Mr. CAREY. May I respond to it, Senator. In fact, we knew nothing about the hearing, and through a circuitous route we learned after the tempory restraining order was issued that a hearing had been held in Abingdon, Va. At that time, I advised Justin McCarthy, editor of the UMW Journal, who called the wire services of this Nation, and, for the first time, the wire services were alerted to the fact that a temporary restraining order had been issued by a judge in Abingdon. If we interpret rule 24 of the Federal Rules of Civil Procedure to deny us the right to intervene, the only time you can intervene is when the court decides that the party litigants are not being adequately represented.

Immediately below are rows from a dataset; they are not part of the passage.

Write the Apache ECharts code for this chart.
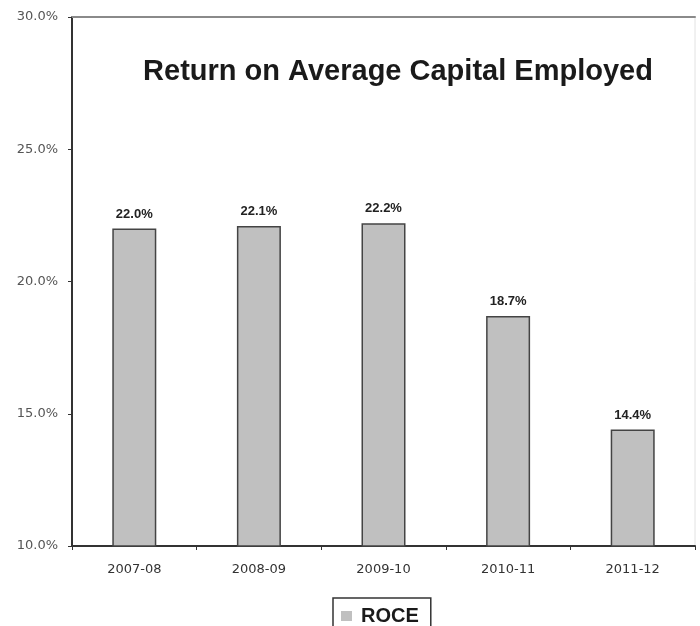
<!DOCTYPE html>
<html>
<head>
<meta charset="utf-8">
<style>
  html, body { margin: 0; padding: 0; background: #fff; }
  #chart { width: 700px; height: 626px; }
</style>
<script src="https://cdn.jsdelivr.net/npm/echarts@6/dist/echarts.min.js"></script>
</head>
<body>
<div id="chart"></div>
<script>
// Return on Average Capital Employed, by financial year
const years = ['2007-08', '2008-09', '2009-10', '2010-11', '2011-12'];
const roce = [22.0, 22.1, 22.2, 18.7, 14.4];
const seriesName = 'ROCE';

const FONT = '"Liberation Sans", Arial, sans-serif';
const AXIS_FONT = '"DejaVu Sans", Verdana, sans-serif';
const chart = echarts.init(document.getElementById('chart'), null, { renderer: 'canvas' });

chart.setOption({
  animation: false,
  backgroundColor: '#ffffff',
  textStyle: { fontFamily: FONT },
  title: {
    text: 'Return on Average Capital Employed',
    left: 393,
    textAlign: 'center',
    top: 52,
    textStyle: { fontFamily: FONT, fontSize: 29, fontWeight: 'bold', color: '#1a1a1a' }
  },
  legend: {
    data: [seriesName],
    left: 333,
    top: 598,
    icon: 'rect',
    itemWidth: 11,
    itemHeight: 10,
    itemGap: 6,
    padding: [8, 12, 8, 8],
    borderColor: '#333',
    borderWidth: 1.5,
    itemStyle: { color: '#c0c0c0', borderWidth: 0 },
    textStyle: { fontFamily: FONT, fontSize: 20, fontWeight: 'bold', color: '#1a1a1a', padding: [0, 0, 0, 4] }
  },
  grid: {
    left: 72, right: 5, top: 17, bottom: 80,
    show: true,
    borderColor: '#e2e2e2',
    borderWidth: 1,
    backgroundColor: '#fff'
  },
  xAxis: [
    {
      type: 'category',
      data: years,
      boundaryGap: true,
      axisLine: { lineStyle: { color: '#333', width: 2 } },
      axisTick: { show: true, alignWithLabel: false, length: 4, lineStyle: { color: '#333' } },
      axisLabel: { color: '#333', fontSize: 13, margin: 17, fontFamily: AXIS_FONT }
    },
    {
      type: 'category',
      data: years,
      position: 'top',
      axisLine: { lineStyle: { color: '#8a8a8a', width: 2 } },
      axisTick: { show: false },
      axisLabel: { show: false }
    }
  ],
  yAxis: {
    type: 'value',
    min: 10,
    max: 30,
    interval: 5,
    axisLine: { show: true, lineStyle: { color: '#333', width: 2 } },
    axisTick: { show: true, length: 4, lineStyle: { color: '#333' } },
    splitLine: { show: false },
    axisLabel: {
      color: '#555',
      fontSize: 13,
      margin: 14,
      fontFamily: AXIS_FONT,
      formatter: v => v.toFixed(1) + '%'
    }
  },
  series: [{
    name: seriesName,
    type: 'bar',
    data: roce,
    barWidth: 44,
    itemStyle: { color: '#c0c0c0', borderColor: '#444', borderWidth: 1.5 },
    label: {
      show: true,
      position: 'top',
      distance: 8,
      fontFamily: FONT,
      fontSize: 13,
      fontWeight: 'bold',
      color: '#222',
      formatter: p => p.value.toFixed(1) + '%'
    }
  }]
});
</script>
</body>
</html>
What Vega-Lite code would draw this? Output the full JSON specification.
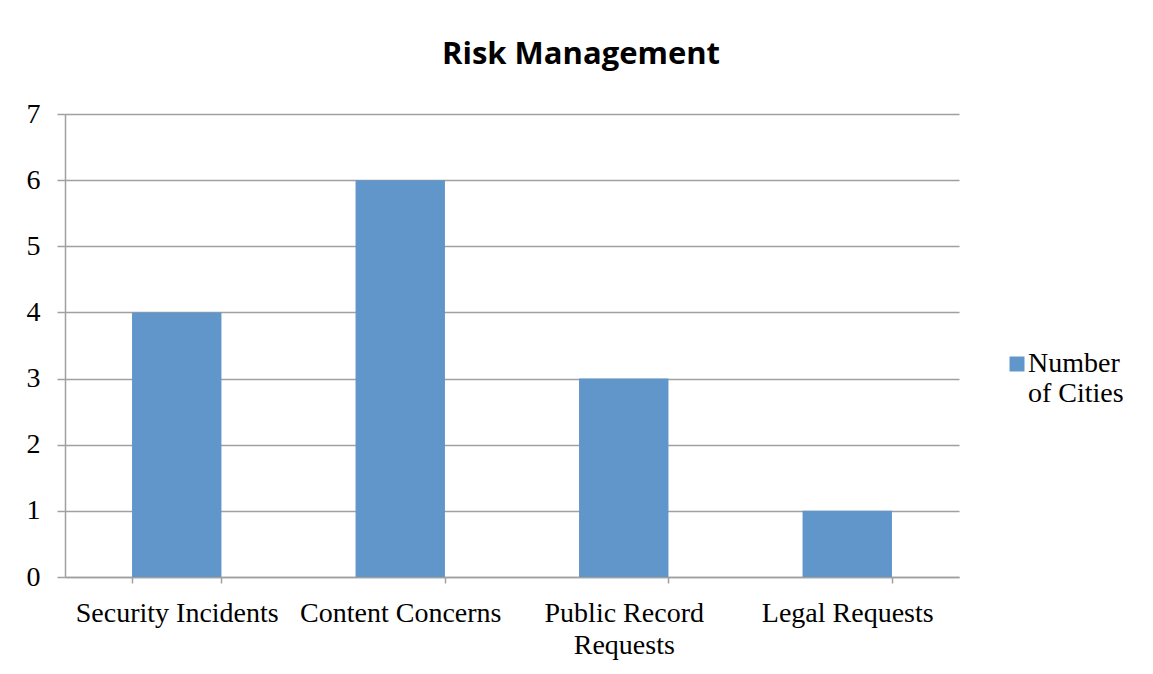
{
  "$schema": "https://vega.github.io/schema/vega-lite/v6.json",
  "autosize": {"type": "none"},
  "width": 894,
  "height": 463,
  "padding": {"left": 65, "top": 114, "right": 194, "bottom": 97},
  "background": "#ffffff",
  "title": {
    "text": "Risk Management",
    "font": "Open Sans",
    "fontSize": 31,
    "fontWeight": "bold",
    "color": "#000000",
    "anchor": "middle",
    "baseline": "alphabetic",
    "dx": 69,
    "offset": 5
  },
  "data": {
    "values": [
      {"category": "Security Incidents", "series": "Number of Cities", "value": 4},
      {"category": "Content Concerns", "series": "Number of Cities", "value": 6},
      {"category": "Public Record Requests", "series": "Number of Cities", "value": 3},
      {"category": "Legal Requests", "series": "Number of Cities", "value": 1}
    ]
  },
  "mark": {"type": "bar", "color": "#6096c9"},
  "encoding": {
    "x": {
      "field": "category",
      "type": "nominal",
      "sort": null,
      "scale": {"paddingInner": 0.6, "paddingOuter": 0.3},
      "axis": {
        "title": null,
        "labelAngle": 0,
        "labelFont": "Liberation Serif",
        "labelFontSize": 28,
        "labelColor": "#000000",
        "labelBaseline": "top",
        "labelPadding": 16,
        "labelLineHeight": 32,
        "labelLimit": 300,
        "labelExpr": "datum.label == 'Public Record Requests' ? ['Public Record', 'Requests'] : datum.label",
        "tickBand": "extent",
        "tickSize": 6,
        "tickColor": "#a0a0a0",
        "domainColor": "#a0a0a0",
        "grid": false
      }
    },
    "y": {
      "field": "value",
      "type": "quantitative",
      "scale": {"domain": [0, 7], "nice": false},
      "axis": {
        "title": null,
        "values": [0, 1, 2, 3, 4, 5, 6, 7],
        "labelFont": "Liberation Serif",
        "labelFontSize": 28,
        "labelColor": "#000000",
        "labelPadding": 17,
        "tickSize": 8,
        "tickColor": "#a0a0a0",
        "domainColor": "#a0a0a0",
        "grid": true,
        "gridColor": "#a0a0a0",
        "gridWidth": 1.5
      }
    },
    "fill": {
      "field": "series",
      "type": "nominal",
      "scale": {"range": ["#6096c9"]},
      "legend": {
        "title": null,
        "orient": "none",
        "legendX": 938,
        "legendY": 236,
        "symbolType": "square",
        "symbolSize": 225,
        "symbolStrokeWidth": 0,
        "labelFont": "Liberation Serif",
        "labelFontSize": 28,
        "labelColor": "#000000",
        "labelOffset": -3,
        "labelBaseline": "middle",
        "labelLimit": 200,
        "labelExpr": "['Number', 'of Cities']"
      }
    }
  },
  "config": {
    "view": {"stroke": null},
    "axis": {"domainWidth": 1.5, "tickWidth": 1.5}
  }
}
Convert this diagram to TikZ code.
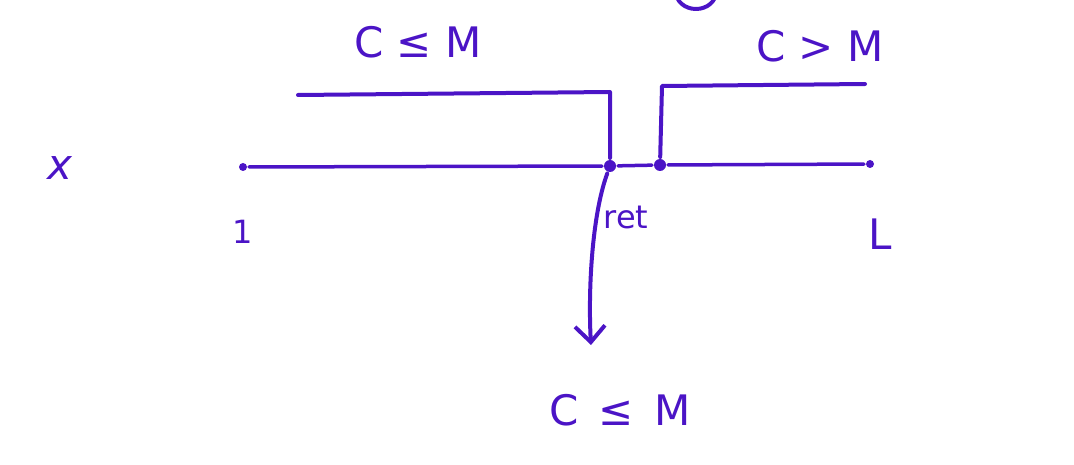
\documentclass[tikz,border=0pt]{standalone}
\usepackage{fontspec}
\setmainfont{DejaVu Sans}
\usepackage{tikz}
\usetikzlibrary{arrows.meta,positioning,calc}
\definecolor{ink}{HTML}{4B14C6}

\begin{document}
\begin{tikzpicture}[
        x=1pt, y=-1pt,
        ink, line width=4pt, line cap=round, line join=round,
        every node/.style={text=ink},
        lbl/.style={font=\fontsize{42}{46}\selectfont},
        small/.style={font=\fontsize{32}{36}\selectfont},
        dot/.style={circle, fill=ink, inner sep=0pt, minimum size=12pt},
        tick/.style={circle, fill=ink, inner sep=0pt, minimum size=8pt},
        axis/.style={line width=3.5pt},
        arr/.style={-{Straight Barb[length=16pt,width=30pt]}}
    ]
    \useasboundingbox (0,0) rectangle (1074,465);

    % Variable and the range 1..L
    \node[lbl] (var) at (60,168) {\itshape x};
    \node[tick] (first) at (243,167) {};
    \node[dot]  (ret)   at (610,166) {};
    \node[dot]  (nxt)   at (660,165) {};
    \node[tick] (last)  at (870,164) {};
    \draw[axis] (first) -- (ret) -- (nxt) -- (last);

    \node[small] (one) at (243,232) {1};
    \node[lbl]   (ell) at (880,234) {L};

    % Left bracket: C <= M
    \coordinate (lo) at (298,95);
    \coordinate (lc) at (610,92);
    \draw (lo) -- (lc) -- (ret);
    \node[lbl] (left) at (418,42) {C ≤ M};

    % Right bracket: C > M
    \coordinate (rc) at (662,86);
    \coordinate (ro) at (865,84);
    \draw (nxt) -- (rc) -- (ro);
    \node[lbl] (right) at (820,46) {C > M};

    % Returned value
    \coordinate (down) at (591,345);
    \draw[arr] (ret) .. controls (592,215) and (588,290) .. (down);
    \node[small] (rlbl) at (626,217) {ret};
    \node[lbl] (bottom) at (620,410) {C \,≤\, M};

    % Circle cut off at the top
    \draw (676,-8) arc[start angle=180, end angle=0, x radius=20, y radius=17];

\end{tikzpicture}
\end{document}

I think it would be rather brazen on our part to suggest that the Department of Justice was inadequate to defend a statute passed by the Congress of the United States.

However, at the present time, the court has now permitted amicus curiae briefs, and we are in the process of preparing a brief defending the constitutionality of the act and intend to present it to the court as soon as it is completed.

This hearing is not set until sometime in November. We knew nothing about the hearing in August, at which time the hearing was recessed from September, first part of September, until sometime in November.

Now, that is the situation as it stands at the present time. But we have been informed unofficially that the Department of Interior is going to issue regulations in the Code of the Federal Register which we anticipate will make the hearing moot at the time it is scheduled in November 1970.

Senator WILLIAMS. Thank you, One observation: I have just been advised the National Independent Coal Operators Association have intervened in the suit. You plan to go in as amicus curiae? They have formalized their position, and this was done on July 22.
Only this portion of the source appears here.